Oroville graduate helps empower Tongolese women
OLYMPIA – Prairie Rose Hyde always knew she was part of a global family. When she was posted to Kaboli, Togo as a Peace Corps volunteer, she had no idea that it would be the beginning of an incredible journey, according to the YWCA of Olympia.
After Hyde, who was raised in the Okanogan Highlands and attended school in Oroville, returned from her volunteer work in Togo, where she met her husband, Olowo-n’jo, she enrolled in the graduate program at the University of California-Davis, studying International Agricultural Development and Ethnobotany. Her expertise on the interrelations of plants and people eventually led her to co-found Alaffia, a successful company that focuses poverty alleviation and the advancement of gender equality.

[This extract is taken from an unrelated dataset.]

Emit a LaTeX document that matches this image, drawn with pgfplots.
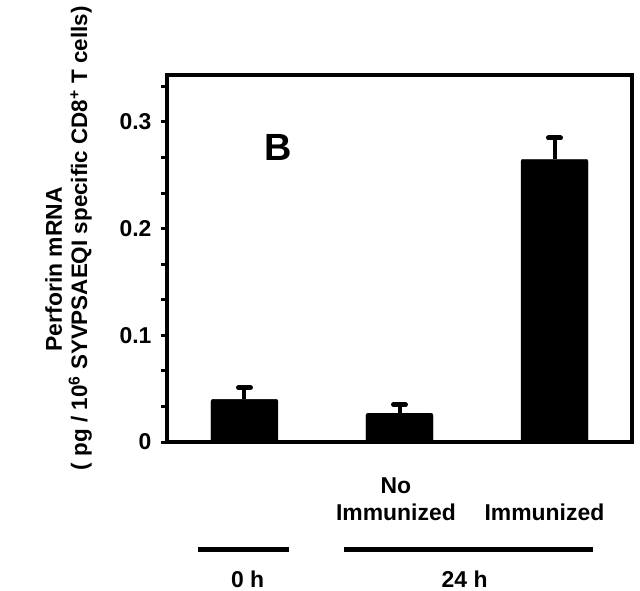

Alaffia’s women’s cooperatives celebrate what the Togolese women have to offer; their unique skills and knowledge. The cooperative members are paid a fair wage (more than four times the national average) for their skills and are able to support their families, while maintaining traditions and managing a sustainable resource. In the first few years of Alaffia’s establishment, Hyde did everything from the creation of the formulas, production, website design, to customer service. Alaffia specializes in high quality, natural skin care products made from indigenous African resources. Portions from the sale of these products are returned to Togo to fund community empowerment projects. Some of her accomplishments through the organization include funding 4,142 births, planting 53,125 trees, donating 7,100 bicycles to Togolese students, building ten schools and providing school supplies to 23,700 students. She has truly become a role model to young women in Togo and in Olympia.
Hyde will be honored, along with Meg Martin, Penelope Partridge, Sandy Roberts, LaTasha Wortham and South Puget Sound Habitat for Humanity at the 2016 Women and Businesses of Achievement Celebration, with special guest speaker U.S. Surgeon General Dr. Joycelyn Elders. The event will be held at Washington Center Main Stage, in Olympia on Oct. 28.
Her parents, Ron Hyde and Judy Elven, still live in the area and are popular musicians who play at many venues in and around the county.